POLICE handled more than 2,000 emergency calls on New Year’s Eve – including over 200 reports of violence.

The ‘”unsung heroes” who work in West Yorkshire Police’s Contact Centre took 2,030 calls via 999 from 7am on December 31 to 7am on January 1.

This was up by 23 per cent compared with the same day in 2017, meaning an extra 380 emergency number calls. This was despite 97 of these calls being ‘pocket dials’.

During New Year’s Eve, the Force handled 109 domestic violence based calls, 116 violence against the person calls and 127 emergency calls about concerns for a person’s safety.

However, not every 999 phone call was genuine, with some people choosing to phone the police to ask for a lift home.

In the first five hours of New Year’s Day, 855 calls were made to the 999 number.

In total, the Customer Contact Centre dealt with 4,336 contacts.

The average queue time on New Year’s Eve into New Year’s Day for people facing an emergency situation was four seconds and no 999 calls were abandoned. The force has not abandoned a 999 call for the past 17 months.

Tom Donohoe, Senior Contact Manager for West Yorkshire Police, said: “New Year’s Eve is always a very busy night for the Customer Contact Centre and it was especially busy this time.

“We have to treat each 999 call as a genuine emergency – so we have to presume that the caller is someone facing a serious situation in their life and needing our help, quickly.

“Our call handlers have to investigate every call – and that includes ‘pocket dials’ and people calling in for a lift home - yes, we really had calls to taxi people home.

“Despite this demand for service our call handlers coped extremely well – they are some of the ‘unsung heroes’ of the force – they are usually the first person someone speaks to when they are facing a terrible time in their life.

“I want to take this opportunity on behalf of the Senior Leadership Team to thank them for their work throughout 2018 – a year which has seen unprecedented demand on the Customer Contact Centre – culminating in a particularly busy New Year’s Eve.”

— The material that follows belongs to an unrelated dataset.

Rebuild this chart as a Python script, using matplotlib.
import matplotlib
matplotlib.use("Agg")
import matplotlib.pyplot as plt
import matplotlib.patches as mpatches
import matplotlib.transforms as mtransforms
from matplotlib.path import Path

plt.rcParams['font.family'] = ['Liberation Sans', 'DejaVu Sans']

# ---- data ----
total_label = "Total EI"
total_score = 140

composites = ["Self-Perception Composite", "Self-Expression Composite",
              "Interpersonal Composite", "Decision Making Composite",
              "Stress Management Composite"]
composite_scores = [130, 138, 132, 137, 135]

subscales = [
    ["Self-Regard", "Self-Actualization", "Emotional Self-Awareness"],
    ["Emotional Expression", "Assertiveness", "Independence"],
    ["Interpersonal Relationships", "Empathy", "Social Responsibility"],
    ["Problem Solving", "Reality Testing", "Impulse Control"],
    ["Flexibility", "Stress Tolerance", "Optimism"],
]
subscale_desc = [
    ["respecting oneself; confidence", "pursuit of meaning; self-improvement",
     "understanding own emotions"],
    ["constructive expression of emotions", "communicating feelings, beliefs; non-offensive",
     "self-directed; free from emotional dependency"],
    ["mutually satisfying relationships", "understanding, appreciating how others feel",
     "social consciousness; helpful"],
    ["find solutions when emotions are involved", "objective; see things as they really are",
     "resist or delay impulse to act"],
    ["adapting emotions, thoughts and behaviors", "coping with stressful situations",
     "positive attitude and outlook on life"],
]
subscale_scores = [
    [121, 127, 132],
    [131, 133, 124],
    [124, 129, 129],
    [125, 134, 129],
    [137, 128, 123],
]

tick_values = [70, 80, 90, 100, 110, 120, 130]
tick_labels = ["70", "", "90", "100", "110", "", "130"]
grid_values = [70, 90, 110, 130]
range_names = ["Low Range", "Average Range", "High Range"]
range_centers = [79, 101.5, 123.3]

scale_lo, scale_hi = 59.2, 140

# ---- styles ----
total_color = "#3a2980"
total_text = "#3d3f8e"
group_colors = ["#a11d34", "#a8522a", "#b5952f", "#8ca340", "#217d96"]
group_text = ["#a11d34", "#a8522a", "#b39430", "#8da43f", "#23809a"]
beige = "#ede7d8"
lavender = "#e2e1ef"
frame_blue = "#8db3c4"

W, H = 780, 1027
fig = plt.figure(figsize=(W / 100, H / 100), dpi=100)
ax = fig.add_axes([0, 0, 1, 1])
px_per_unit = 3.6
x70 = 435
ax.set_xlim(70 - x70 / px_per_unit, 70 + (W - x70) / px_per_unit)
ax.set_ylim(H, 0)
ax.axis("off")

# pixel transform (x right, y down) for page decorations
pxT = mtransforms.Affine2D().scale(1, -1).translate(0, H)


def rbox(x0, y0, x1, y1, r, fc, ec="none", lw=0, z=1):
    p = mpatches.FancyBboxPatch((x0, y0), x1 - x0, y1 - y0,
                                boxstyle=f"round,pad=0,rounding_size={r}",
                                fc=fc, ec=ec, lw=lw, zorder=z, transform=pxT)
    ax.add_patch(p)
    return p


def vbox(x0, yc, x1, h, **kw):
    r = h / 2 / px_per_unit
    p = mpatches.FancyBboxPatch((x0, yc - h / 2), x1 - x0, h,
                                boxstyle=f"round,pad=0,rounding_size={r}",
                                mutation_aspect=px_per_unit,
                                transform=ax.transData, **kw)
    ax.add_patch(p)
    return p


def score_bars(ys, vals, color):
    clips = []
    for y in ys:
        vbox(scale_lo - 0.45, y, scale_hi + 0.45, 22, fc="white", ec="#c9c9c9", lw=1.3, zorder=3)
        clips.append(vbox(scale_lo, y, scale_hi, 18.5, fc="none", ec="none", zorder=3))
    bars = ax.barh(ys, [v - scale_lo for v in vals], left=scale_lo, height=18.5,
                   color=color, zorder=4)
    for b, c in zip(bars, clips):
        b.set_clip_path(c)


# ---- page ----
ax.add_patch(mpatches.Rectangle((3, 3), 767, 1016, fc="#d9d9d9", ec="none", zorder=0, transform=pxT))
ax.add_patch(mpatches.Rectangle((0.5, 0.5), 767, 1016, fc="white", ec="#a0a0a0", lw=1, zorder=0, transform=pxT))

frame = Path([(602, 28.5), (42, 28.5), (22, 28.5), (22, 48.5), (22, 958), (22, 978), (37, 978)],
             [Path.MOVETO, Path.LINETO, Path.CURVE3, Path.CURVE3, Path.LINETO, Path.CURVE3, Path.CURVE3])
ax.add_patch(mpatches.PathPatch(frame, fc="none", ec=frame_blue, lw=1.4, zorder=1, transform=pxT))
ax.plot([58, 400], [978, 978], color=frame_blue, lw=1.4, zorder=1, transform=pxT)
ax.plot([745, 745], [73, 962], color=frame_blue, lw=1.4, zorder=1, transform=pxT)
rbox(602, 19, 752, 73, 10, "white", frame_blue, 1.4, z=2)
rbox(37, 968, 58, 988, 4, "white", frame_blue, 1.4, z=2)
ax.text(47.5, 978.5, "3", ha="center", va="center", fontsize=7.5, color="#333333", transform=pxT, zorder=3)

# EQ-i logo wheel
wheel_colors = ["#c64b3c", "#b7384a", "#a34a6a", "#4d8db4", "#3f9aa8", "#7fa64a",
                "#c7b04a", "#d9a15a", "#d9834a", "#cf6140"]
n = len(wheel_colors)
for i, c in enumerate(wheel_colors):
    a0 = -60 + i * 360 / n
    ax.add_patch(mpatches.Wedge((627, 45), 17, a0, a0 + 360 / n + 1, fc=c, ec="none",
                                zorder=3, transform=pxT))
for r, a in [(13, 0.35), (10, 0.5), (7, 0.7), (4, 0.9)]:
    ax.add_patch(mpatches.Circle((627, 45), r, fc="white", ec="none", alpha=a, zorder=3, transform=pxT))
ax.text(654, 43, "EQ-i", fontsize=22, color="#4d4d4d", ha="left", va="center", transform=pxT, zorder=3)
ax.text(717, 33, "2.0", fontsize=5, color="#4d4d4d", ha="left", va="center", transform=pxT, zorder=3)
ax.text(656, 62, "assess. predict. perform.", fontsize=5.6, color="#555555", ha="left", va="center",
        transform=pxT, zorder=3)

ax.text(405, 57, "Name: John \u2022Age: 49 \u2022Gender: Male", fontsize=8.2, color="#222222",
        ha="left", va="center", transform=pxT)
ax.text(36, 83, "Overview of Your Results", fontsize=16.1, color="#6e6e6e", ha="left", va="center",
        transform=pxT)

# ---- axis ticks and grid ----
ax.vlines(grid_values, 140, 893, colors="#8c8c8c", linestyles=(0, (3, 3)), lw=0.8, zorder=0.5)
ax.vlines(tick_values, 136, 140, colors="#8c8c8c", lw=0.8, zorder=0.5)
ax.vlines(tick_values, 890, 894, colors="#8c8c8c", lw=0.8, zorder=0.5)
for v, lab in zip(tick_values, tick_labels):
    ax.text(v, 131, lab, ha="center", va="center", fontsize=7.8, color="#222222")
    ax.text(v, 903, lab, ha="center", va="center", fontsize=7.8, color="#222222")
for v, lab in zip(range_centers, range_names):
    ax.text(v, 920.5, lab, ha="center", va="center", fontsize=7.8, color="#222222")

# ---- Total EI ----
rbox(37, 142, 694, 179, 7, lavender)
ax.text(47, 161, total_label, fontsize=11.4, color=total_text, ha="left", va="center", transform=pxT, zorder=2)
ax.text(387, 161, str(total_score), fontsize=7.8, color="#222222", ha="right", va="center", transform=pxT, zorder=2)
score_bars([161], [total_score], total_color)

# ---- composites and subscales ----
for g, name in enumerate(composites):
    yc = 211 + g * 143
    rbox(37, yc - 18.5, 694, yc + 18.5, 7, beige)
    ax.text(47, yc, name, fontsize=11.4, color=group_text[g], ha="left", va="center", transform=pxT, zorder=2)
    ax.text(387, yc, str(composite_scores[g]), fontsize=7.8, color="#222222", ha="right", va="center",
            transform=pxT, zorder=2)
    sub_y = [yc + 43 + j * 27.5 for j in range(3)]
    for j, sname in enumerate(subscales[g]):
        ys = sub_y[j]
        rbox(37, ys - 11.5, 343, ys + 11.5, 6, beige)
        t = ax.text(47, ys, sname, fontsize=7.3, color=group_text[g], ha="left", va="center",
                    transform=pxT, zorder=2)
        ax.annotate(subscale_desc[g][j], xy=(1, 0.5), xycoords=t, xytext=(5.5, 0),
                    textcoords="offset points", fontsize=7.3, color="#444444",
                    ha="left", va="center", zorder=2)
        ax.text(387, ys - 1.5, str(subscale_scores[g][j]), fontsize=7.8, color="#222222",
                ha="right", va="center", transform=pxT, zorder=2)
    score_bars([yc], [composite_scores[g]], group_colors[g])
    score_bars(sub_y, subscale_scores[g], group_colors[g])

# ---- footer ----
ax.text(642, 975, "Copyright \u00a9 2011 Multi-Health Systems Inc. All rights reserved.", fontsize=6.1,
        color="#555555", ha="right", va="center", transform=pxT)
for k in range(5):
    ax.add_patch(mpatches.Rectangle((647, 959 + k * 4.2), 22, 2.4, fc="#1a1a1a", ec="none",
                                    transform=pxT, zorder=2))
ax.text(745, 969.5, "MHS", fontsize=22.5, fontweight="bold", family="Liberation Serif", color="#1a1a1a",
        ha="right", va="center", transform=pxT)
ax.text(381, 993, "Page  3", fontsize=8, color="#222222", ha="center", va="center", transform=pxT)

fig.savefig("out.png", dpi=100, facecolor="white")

As well as the 999 emergency number, there is the 101 number for people who need to contact police when it is not an emergence, like reporting a car being broken into overnight.

Police say they prioritise the 999 number but centre staff have been working hard to improve the service offered and are seeing some real, consistent, improvements.

Despite the massive demand on the centre the average queue time for non-emergency 101 calls was 68 seconds.